[BEGIN SUPPLIED DATA]

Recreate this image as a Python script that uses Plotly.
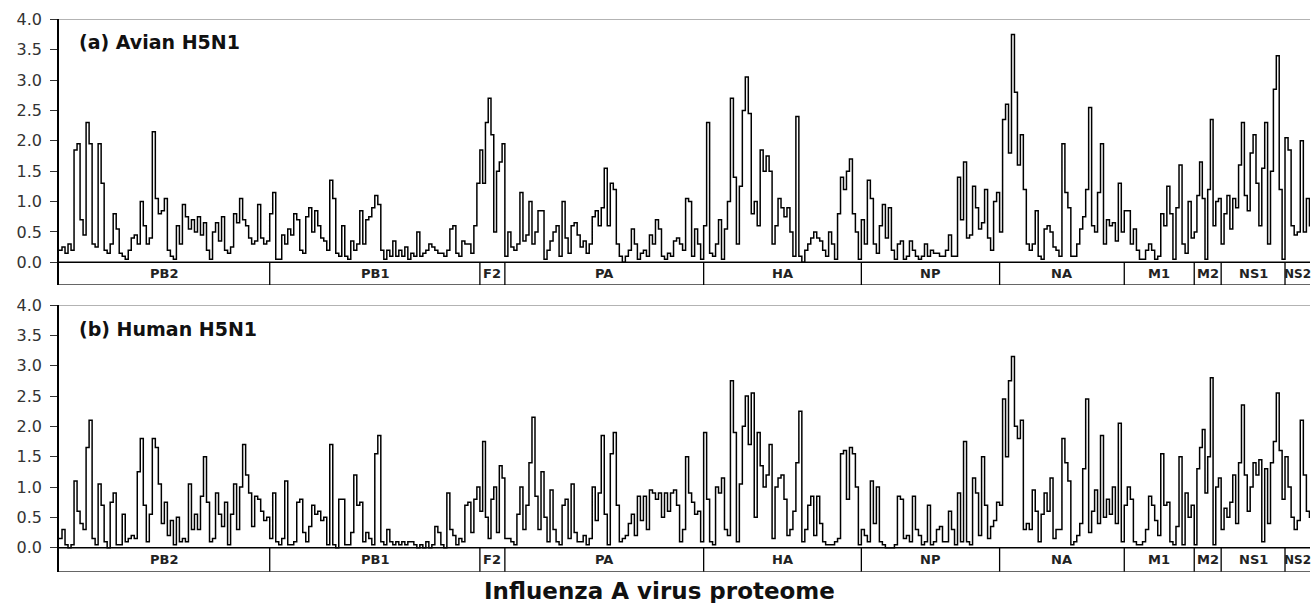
import plotly.graph_objects as go

# ---------------- data ----------------
proteins = ["PB2", "PB1", "F2", "PA", "HA", "NP", "NA", "M1", "M2", "NS1", "NS2"]
protein_lengths = [759, 757, 90, 716, 568, 498, 449, 252, 97, 230, 121]
x_max = 4506
y_ticks = [0.0, 0.5, 1.0, 1.5, 2.0, 2.5, 3.0, 3.5, 4.0]

avian_PB2 = [0.2, 0.25, 0.15, 0.3, 0.2, 1.85, 1.95, 0.7, 0.45, 2.3, 1.95, 0.3, 0.25, 1.95, 1.3, 0.2, 0.15, 0.3, 0.8, 0.55,
             0.15, 0.1, 0.05, 0.2, 0.4, 0.45, 0.3, 1.0, 0.6, 0.3, 0.4, 2.15, 1.05, 0.8, 0.85, 1.05, 0.2, 0.1, 0.05, 0.6,
             0.3, 0.95, 0.75, 0.55, 0.7, 0.5, 0.75, 0.45, 0.65, 0.2, 0.05, 0.5, 0.65, 0.35, 0.75, 0.2, 0.15, 0.25, 0.8, 0.65,
             1.05, 0.7, 0.6, 0.4, 0.3, 0.35, 0.95, 0.4, 0.3, 0.35]
avian_PB1 = [0.8, 1.15, 0.05, 0.05, 0.45, 0.3, 0.55, 0.45, 0.8, 0.7, 0.2, 0.15, 0.75, 0.9, 0.5, 0.85, 0.6, 0.4, 0.35, 0.2,
             1.35, 1.05, 0.15, 0.1, 0.6, 0.1, 0.05, 0.35, 0.2, 0.3, 0.85, 0.3, 0.7, 0.75, 0.9, 1.1, 0.95, 0.2, 0.05, 0.2,
             0.1, 0.35, 0.1, 0.2, 0.1, 0.25, 0.05, 0.15, 0.1, 0.5, 0.1, 0.15, 0.2, 0.3, 0.25, 0.2, 0.15, 0.15, 0.1, 0.2,
             0.55, 0.6, 0.15, 0.1, 0.35, 0.3, 0.3, 0.15, 0.6, 1.3]
avian_F2 = [1.85, 1.3, 2.3, 2.7, 2.1, 0.5, 1.5, 1.65, 1.95]
avian_PA = [0.1, 0.5, 0.25, 0.2, 0.3, 1.15, 0.35, 0.45, 1.0, 0.3, 0.5, 0.85, 0.85, 0.05, 0.2, 0.35, 0.5, 0.6, 0.1, 1.0,
            0.4, 0.15, 0.6, 0.65, 0.45, 0.25, 0.35, 0.15, 0.3, 0.75, 0.85, 0.6, 0.9, 1.55, 0.6, 1.3, 1.2, 0.3, 0.1, 0.0,
            0.1, 0.2, 0.55, 0.3, 0.05, 0.15, 0.2, 0.1, 0.45, 0.3, 0.7, 0.55, 0.1, 0.05, 0.15, 0.1, 0.35, 0.4, 0.3, 0.2,
            1.05, 1.0, 0.1, 0.55, 0.3, 0.05]
avian_HA = [0.6, 2.3, 0.15, 0.1, 0.3, 0.7, 0.05, 0.55, 1.0, 2.7, 1.4, 0.3, 1.25, 2.5, 3.05, 2.45, 0.8, 1.0, 0.6, 1.85,
            1.5, 1.75, 1.5, 0.3, 0.6, 1.05, 0.9, 0.75, 0.9, 0.5, 0.1, 2.4, 0.1, 0.0, 0.2, 0.3, 0.4, 0.5, 0.4, 0.35,
            0.2, 0.1, 0.5, 0.3, 0.05, 0.8, 1.4, 1.2, 1.5, 1.7, 0.8, 0.5, 0.05]
avian_NP = [0.7, 0.3, 1.35, 1.05, 0.3, 0.15, 0.6, 0.95, 0.4, 0.9, 0.2, 0.05, 0.3, 0.35, 0.05, 0.1, 0.35, 0.2, 0.1, 0.05,
            0.1, 0.3, 0.1, 0.2, 0.15, 0.15, 0.1, 0.1, 0.2, 0.45, 0.1, 0.1, 1.4, 0.7, 1.65, 0.4, 0.45, 1.25, 0.9, 0.55,
            0.65, 1.2, 0.4, 0.2, 1.0, 1.15]
avian_NA = [0.5, 2.35, 2.6, 1.8, 3.75, 2.8, 1.6, 2.1, 1.2, 0.3, 0.2, 0.3, 0.85, 0.1, 0.05, 0.55, 0.6, 0.5, 0.25, 0.2,
            0.1, 1.95, 1.15, 0.9, 0.1, 0.1, 0.3, 0.55, 0.75, 1.2, 2.55, 0.6, 0.5, 1.15, 1.95, 0.3, 0.7, 0.6, 0.65, 0.35,
            1.3, 0.5]
avian_M1 = [0.85, 0.85, 0.3, 0.55, 0.2, 0.05, 0.05, 0.2, 0.3, 0.2, 0.05, 0.1, 0.8, 0.6, 1.25, 0.8, 0.05, 0.9, 1.6, 0.3,
            0.15, 1.0, 0.4]
avian_M2 = [0.5, 1.1, 1.65, 1.05, 0.05, 1.2, 2.35, 0.6, 1.0, 1.05]
avian_NS1 = [0.3, 0.8, 1.1, 0.55, 1.05, 0.9, 1.6, 2.3, 1.1, 0.85, 1.8, 2.1, 1.3, 0.6, 1.55, 2.3, 0.3, 1.5, 2.85, 3.4,
             1.2, 0.05]
avian_NS2 = [2.05, 1.85, 0.6, 0.45, 0.5, 2.0, 0.5, 1.05, 0.6, 0.4, 0.3]

human_PB2 = [0.15, 0.3, 0.05, 0.0, 0.05, 1.1, 0.6, 0.4, 0.3, 1.65, 2.1, 0.15, 0.05, 1.05, 0.7, 0.1, 0.0, 0.75, 0.9, 0.05,
             0.05, 0.55, 0.1, 0.15, 0.2, 0.15, 1.25, 1.8, 0.7, 0.1, 0.55, 1.8, 1.65, 1.05, 0.4, 0.75, 0.2, 0.45, 0.05, 0.5,
             0.1, 0.15, 0.1, 1.05, 0.3, 0.55, 0.3, 0.85, 1.5, 0.75, 0.1, 0.15, 0.9, 0.55, 0.35, 0.75, 0.05, 0.55, 1.05, 0.3,
             1.0, 1.7, 1.2, 0.9, 0.35, 0.85, 0.8, 0.6, 0.45, 0.5]
human_PB1 = [0.15, 0.9, 0.1, 0.05, 0.15, 1.1, 0.05, 0.05, 0.1, 0.75, 0.8, 0.25, 0.1, 0.35, 0.7, 0.55, 0.6, 0.45, 0.5, 0.05,
             1.7, 0.05, 0.0, 0.8, 0.8, 0.05, 0.05, 0.25, 1.2, 0.7, 0.75, 0.1, 0.25, 0.15, 0.05, 1.55, 1.85, 0.1, 0.05, 0.3,
             0.1, 0.05, 0.1, 0.05, 0.1, 0.05, 0.1, 0.1, 0.05, 0.0, 0.05, 0.0, 0.1, 0.0, 0.05, 0.35, 0.25, 0.05, 0.0, 0.9,
             0.3, 0.2, 0.05, 0.15, 0.1, 0.7, 0.75, 0.25, 0.8, 1.0]
human_F2 = [0.6, 1.75, 0.5, 0.15, 0.8, 1.0, 0.25, 1.35, 1.15]
human_PA = [0.15, 0.15, 0.1, 0.05, 0.55, 1.0, 0.3, 0.7, 1.4, 2.15, 0.85, 0.3, 1.25, 0.5, 0.1, 0.95, 0.3, 0.1, 0.05, 0.7,
            0.8, 0.15, 1.05, 0.25, 0.1, 0.1, 0.2, 0.05, 0.15, 1.0, 0.45, 0.9, 1.85, 0.55, 0.05, 1.55, 1.9, 0.7, 0.1, 0.15,
            0.2, 0.4, 0.55, 0.2, 0.85, 0.45, 0.85, 0.3, 0.95, 0.9, 0.8, 0.9, 0.5, 0.9, 0.6, 0.9, 0.95, 0.7, 0.1, 0.3,
            1.5, 0.9, 0.75, 0.55, 0.6, 0.1]
human_HA = [1.9, 0.8, 0.1, 0.05, 1.0, 0.9, 1.15, 0.3, 0.2, 2.75, 1.9, 0.1, 1.05, 2.0, 2.5, 1.7, 2.55, 0.5, 1.9, 1.35,
            1.0, 1.2, 1.7, 0.15, 1.0, 1.15, 1.2, 0.8, 0.2, 0.3, 0.6, 1.4, 2.25, 0.1, 0.3, 0.7, 0.85, 0.2, 0.85, 0.4,
            0.1, 0.05, 0.05, 0.05, 0.1, 0.15, 1.55, 1.6, 0.8, 1.65, 1.55, 1.0, 0.05]
human_NP = [0.3, 0.2, 0.1, 1.1, 0.4, 1.0, 0.1, 0.05, 0.0, 0.0, 0.0, 0.05, 0.85, 0.8, 0.15, 0.2, 0.1, 0.85, 0.3, 0.2,
            0.05, 0.1, 0.7, 0.05, 0.1, 0.3, 0.35, 0.1, 0.1, 0.6, 0.3, 0.05, 0.9, 0.1, 1.75, 0.1, 0.05, 1.15, 0.9, 0.2,
            1.5, 0.7, 0.15, 0.35, 0.45, 0.75]
human_NA = [0.7, 2.45, 1.5, 2.75, 3.15, 2.0, 1.8, 2.1, 0.3, 0.4, 0.3, 0.95, 0.6, 0.1, 0.55, 0.9, 0.6, 1.15, 0.15, 0.3,
            0.3, 1.8, 1.4, 1.1, 0.05, 0.1, 0.2, 0.4, 1.3, 2.45, 0.25, 0.6, 0.95, 0.4, 1.85, 0.5, 0.8, 0.55, 1.0, 0.4,
            2.05, 0.1]
human_M1 = [0.7, 1.0, 0.8, 0.1, 0.05, 0.05, 0.1, 0.3, 0.85, 0.7, 0.45, 0.2, 1.55, 0.7, 0.75, 0.1, 0.05, 0.35, 1.5, 0.05,
            0.9, 0.5, 0.7]
human_M2 = [0.05, 1.3, 1.65, 1.95, 0.9, 1.5, 2.8, 0.05, 1.0, 1.15]
human_NS1 = [0.3, 0.65, 0.5, 0.75, 1.2, 0.4, 1.4, 2.35, 1.2, 0.6, 1.0, 1.4, 1.2, 1.45, 0.1, 1.3, 0.4, 1.4, 1.75, 2.55,
             1.6, 0.8]
human_NS2 = [1.5, 1.0, 0.5, 0.3, 0.45, 2.1, 1.2, 0.6, 0.5, 0.4, 0.3]

avian_series = [avian_PB2, avian_PB1, avian_F2, avian_PA, avian_HA, avian_NP, avian_NA,
                avian_M1, avian_M2, avian_NS1, avian_NS2]
human_series = [human_PB2, human_PB1, human_F2, human_PA, human_HA, human_NP, human_NA,
                human_M1, human_M2, human_NS1, human_NS2]

# protein start positions along the proteome
starts = []
acc = 0
for L in protein_lengths:
    starts.append(acc)
    acc += L
total_len = acc


def build_xy(series):
    xs, ys = [], []
    for s0, L, vals in zip(starts, protein_lengths, series):
        n = len(vals)
        for i, v in enumerate(vals):
            xs.append(s0 + i * L / n)
            ys.append(v)
    xs.append(total_len)
    ys.append(series[-1][-1])
    return xs, ys


# ---------------- figure ----------------
W, H = 1313, 603
ML, MR = 59, 3
panels = [
    dict(series=avian_series, label="(a) Avian H5N1", top=19.3, bottom=285.0, zero=262.3, label_y=42),
    dict(series=human_series, label="(b) Human H5N1", top=305.0, bottom=571.7, zero=547.7, label_y=329),
]

fig = go.Figure()
layout = dict(
    width=W, height=H,
    margin=dict(l=ML, r=MR, t=0, b=0, autoexpand=False),
    paper_bgcolor="white", plot_bgcolor="white",
    showlegend=False,
)
shapes = []
annotations = []

for k, p in enumerate(panels):
    sfx = "" if k == 0 else str(k + 1)
    xs, ys = build_xy(p["series"])
    fig.add_trace(go.Scatter(
        x=xs, y=ys, mode="lines", line=dict(color="black", width=1.5, shape="hv"),
        xaxis="x" + sfx, yaxis="y" + sfx, hoverinfo="skip"))
    units_px = (p["zero"] - p["top"]) / 4.0
    ymin = -(p["bottom"] - p["zero"]) / units_px
    dom = [1 - p["bottom"] / H, 1 - p["top"] / H]
    layout["xaxis" + sfx] = dict(domain=[0, 1], range=[0, x_max], anchor="y" + sfx,
                                 showline=False, showgrid=False, zeroline=False,
                                 showticklabels=False, ticks="", automargin=False)
    layout["yaxis" + sfx] = dict(domain=dom, range=[ymin, 4.0], anchor="x" + sfx,
                                 tickvals=y_ticks, ticktext=["%.1f" % t for t in y_ticks],
                                 ticks="outside", ticklen=7, tickwidth=1.2, tickcolor="#333",
                                 ticklabelstandoff=5, automargin=False,
                                 tickfont=dict(family="DejaVu Sans", size=16, color="#333"),
                                 showline=True, linecolor="black", linewidth=1.5,
                                 showgrid=False, zeroline=False)
    xr, yr = "x" + sfx, "y" + sfx
    # top frame line (grey)
    shapes.append(dict(type="line", xref=xr, yref=yr, x0=0, x1=x_max, y0=4.0, y1=4.0,
                       line=dict(color="#9a9a9a", width=1.5)))
    # zero line and protein band
    shapes.append(dict(type="line", xref=xr, yref=yr, x0=0, x1=x_max, y0=0, y1=0,
                       line=dict(color="black", width=1.5)))
    shapes.append(dict(type="line", xref=xr, yref=yr, x0=0, x1=x_max, y0=ymin, y1=ymin,
                       line=dict(color="#333", width=1.5)))
    for s0 in starts[1:]:
        shapes.append(dict(type="line", xref=xr, yref=yr, x0=s0, x1=s0, y0=ymin, y1=0,
                           line=dict(color="black", width=1.3)))
    for name, s0, L in zip(proteins, starts, protein_lengths):
        end_vis = min(s0 + L, x_max)
        annotations.append(dict(x=(s0 + end_vis) / 2, y=ymin / 2, xref=xr, yref=yr, text=name,
                                showarrow=False, xanchor="center", yanchor="middle",
                                font=dict(family="DejaVu Sans", size=12 if end_vis < s0 + L else 13,
                                          color="#222", weight="bold")))
    # panel label
    annotations.append(dict(x=(77 - ML) / (W - ML - MR), y=1 - p["label_y"] / H,
                            xref="paper", yref="paper", text=p["label"], showarrow=False,
                            xanchor="left", yanchor="middle",
                            font=dict(family="DejaVu Sans", size=19, color="#111", weight="bold")))

annotations.append(dict(x=(659 - ML) / (W - ML - MR), y=1 - 591 / H, xref="paper", yref="paper",
                        text="Influenza A virus proteome", showarrow=False,
                        xanchor="center", yanchor="middle",
                        font=dict(family="DejaVu Sans", size=23, color="#111", weight="bold")))

layout["shapes"] = shapes
layout["annotations"] = annotations
fig.update_layout(**layout)
fig.write_html("out.html", config={"displayModeBar": False},
               post_script="document.body.style.margin='0px';document.body.style.overflow='hidden';")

[END SUPPLIED DATA]

- _OBJECTIVE_: Return the material line for line, from its beginning to the line that contains "y_ticks = [0.0, 0.5, 1.0, 1.5, 2.0, 2.5, 3.0, 3.5, 4.0]", with the pictures left out.

- _TASK RESPONSE_:
Recreate this image as a Python script that uses Plotly.
import plotly.graph_objects as go

# ---------------- data ----------------
proteins = ["PB2", "PB1", "F2", "PA", "HA", "NP", "NA", "M1", "M2", "NS1", "NS2"]
protein_lengths = [759, 757, 90, 716, 568, 498, 449, 252, 97, 230, 121]
x_max = 4506
y_ticks = [0.0, 0.5, 1.0, 1.5, 2.0, 2.5, 3.0, 3.5, 4.0]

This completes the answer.